Another issue in Taobao is about SSD+HD auto tiering. HD data cache hit ratio is very low. As a result, when there is a cache miss in SSD, reading from HD is very slow (avg 3 IO per file, dentry, inode, data). Possible solutions:
1. Use cgroups to control memory for SSD and HD, to keep HD buffers cache in memory.
2. Use DIO to read these small data, to avoid wasting page cache for HD data.
3. create a new zone, use bdi->mapping flag to specify which zone to alloc memoroy for device, for the same reason as 1.
Also it is mentioned that memcg count buffer cache to first users but it is unfair. Possible solution would be to create a task struct for each bdi and count these pages to bdi task.
In the afternoon, first I led a session on pNFS discussion. The first issue is how much layout client should be asking for IO. Current pNFS client only asks 4KB length of layout in writepages, even if the wbc requires much more. Fengguang agreed that client has the information of how much to writeback and it is a pity to drop the information letting server do a wild guess. Then I presented the idea of making pNFS Linux a full POSIX client. It is technically do-able but the main reason (for EMC) would be business need.
After that, Xie Guangjun led a session about Baidu's work in their data centers. The first change is to use memcg to guild oom-killer. They make mapreduce jobtracker send down memory limit per task, then task tracker creates new task with memory limit (now use cgroups) and oom-killer kills all processes in the same cgroup.
Another interesting thing is that, Baidu is building a global resource manager in their data center. The idea is similar to Hadoop's new resource manager in MDS will be a general purpose one.
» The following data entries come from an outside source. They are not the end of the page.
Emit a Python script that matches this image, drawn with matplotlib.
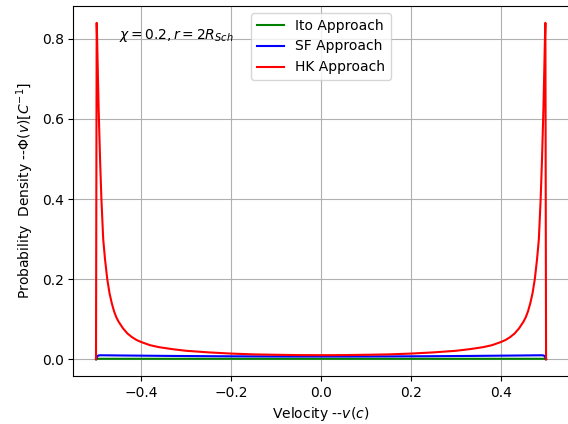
import matplotlib
matplotlib.use("Agg")
import matplotlib.pyplot as plt

# right half of the velocity grid (units of c); the curves are symmetric in v
v_half = [0.0, 0.05, 0.1, 0.15, 0.2, 0.25, 0.3, 0.33, 0.36, 0.38,
          0.4, 0.41, 0.42, 0.43, 0.44, 0.45, 0.455, 0.46, 0.465, 0.47,
          0.475, 0.48, 0.484, 0.488, 0.491, 0.494, 0.496, 0.4975, 0.4985, 0.5]

ito_half = [0.001, 0.001, 0.001, 0.001, 0.001, 0.001, 0.001, 0.001, 0.001, 0.001,
            0.001, 0.001, 0.001, 0.001, 0.001, 0.001, 0.001, 0.001, 0.001, 0.001,
            0.001, 0.001, 0.001, 0.001, 0.001, 0.001, 0.0008, 0.0005, 0.0003, 0.0]

sf_half = [0.0067, 0.0067, 0.0068, 0.007, 0.0072, 0.0075, 0.0079, 0.0081, 0.0084, 0.0086,
           0.0088, 0.0089, 0.009, 0.0091, 0.0092, 0.0093, 0.0094, 0.0094, 0.0095, 0.0096,
           0.0096, 0.0097, 0.0097, 0.0098, 0.0097, 0.0094, 0.0085, 0.006, 0.004, 0.0]

hk_half = [0.010, 0.0102, 0.011, 0.012, 0.014, 0.017, 0.021, 0.025, 0.030, 0.035,
           0.043, 0.048, 0.055, 0.064, 0.077, 0.094, 0.105, 0.12, 0.14, 0.165,
           0.20, 0.25, 0.30, 0.40, 0.50, 0.62, 0.72, 0.80, 0.84, 0.0]


def mirror(vals, neg=False):
    left = [-x if neg else x for x in reversed(vals[1:])]
    return left + list(vals)


v = mirror(v_half, neg=True)
ito = mirror(ito_half)
sf = mirror(sf_half)
hk = mirror(hk_half)

fig = plt.figure(figsize=(5.68, 4.24), dpi=100)
ax = fig.add_subplot(111)
fig.subplots_adjust(left=0.1294, right=1.001, top=0.9858, bottom=0.1132)

ax.plot(v, ito, color="green", label="Ito Approach")
ax.plot(v, sf, color="blue", label="SF Approach")
ax.plot(v, hk, color="red", label="HK Approach")

ax.text(-0.45, 0.8, r"$\chi=0.2, r=2R_{Sch}$")
ax.grid(True)
ax.legend(loc="upper center")
ax.set_xlabel(r"Velocity --$v(c)$")
ax.set_ylabel(r"Probability  Density --$\Phi(v)[C^{-1}]$")

fig.savefig("out.png", dpi=100)
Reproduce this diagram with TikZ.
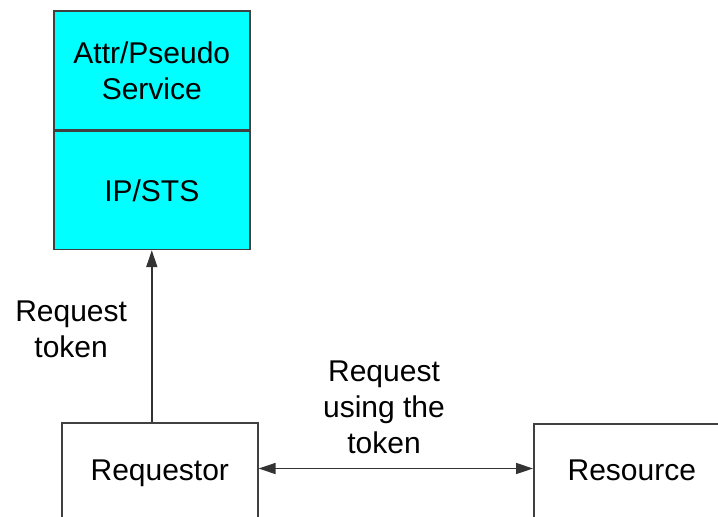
\documentclass[tikz,border=0pt]{standalone}
\usepackage{fontspec}
\setmainfont{Liberation Sans}
\usetikzlibrary{arrows.meta}
\definecolor{aqua}{RGB}{0,255,255}
\tikzset{
	box/.style={draw=black!75, line width=0.8pt, minimum width=98pt, inner sep=0pt, align=center},
	lbl/.style={inner sep=0pt, align=center, text=black},
	conn/.style={draw=black!80, line width=0.8pt},
}

\begin{document}
\begin{tikzpicture}[x=0.5pt, y=-0.5pt, font=\fontsize{15}{18}\selectfont, >={Triangle[length=8.5pt,width=5.5pt]}]
\useasboundingbox (0,0) rectangle (718,517);
\clip (0,0) rectangle (718,517);
\node[box, fill=aqua, minimum height=59.5pt, anchor=north west] (attr) at (53,10) {Attr/Pseudo\\Service};
\node[box, fill=aqua, minimum height=59pt, anchor=north] (ipsts) at (attr.south) {IP/STS};
\node[box, text height=29pt, text depth=40pt, anchor=north west] (req) at (61,422) {Requestor};
\node[box, text height=28.5pt, text depth=40pt, anchor=north west] (res) at (533,423) {Resource};
\draw[conn, ->] (ipsts.south |- req.north) -- node[lbl, pos=0.54, left=12pt] (reqtok) {Request\\token} (ipsts.south);
\draw[conn, <->] ([yshift=3.5pt]req.mid east) -- ([yshift=3.5pt]req.mid east -| res.west);
\node[lbl] (usetok) at (384,407) {Request\\using the\\token};
\end{tikzpicture}
\end{document}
Guangjun mentioned that Google has a similar implementation in their data center as well.
The most interesting thing from Baidu is their work on flash. In current deployment, they build SSD from NAND with MTD+UBI+LVM. It is a joint work together with Huawei and fully implemented the functionality of mysterious FTL. In the future,they will build the SSD such that it bypasses whole VFS layer and uses ioctl API to do read/write/trim. It seems that even with some of Nick Pidgin's scalability patches merged, Linux VFS is still a hot pot of lock contention for high speed storage. In our previous training from Whamcloud, they came to the same conclusion and are planning to drop VFS interface in the future.
After Baidu, Intel performance team let a discussion about the impact of emerging new hardware on current system architecture, namingly SSD and PCM. SSD is already changing system architecture in Baidu. PCM is likely to be even more evolutionary, even removing the need for current complex implemented file systems. However, it is still way far in the future. We need to focus on what we have at hand.
That's all for the two days event. I didn't mean to write so long stories but all the above are worth documenting. So I can't drop any of them...
In the end, thanks Baidu and Fujitsu for their generous sponsorship. Thank you all CLSF committees for making this happen. And thanks EMC for sending me there. It is really a valuable experience and will benefit me for quite a long time.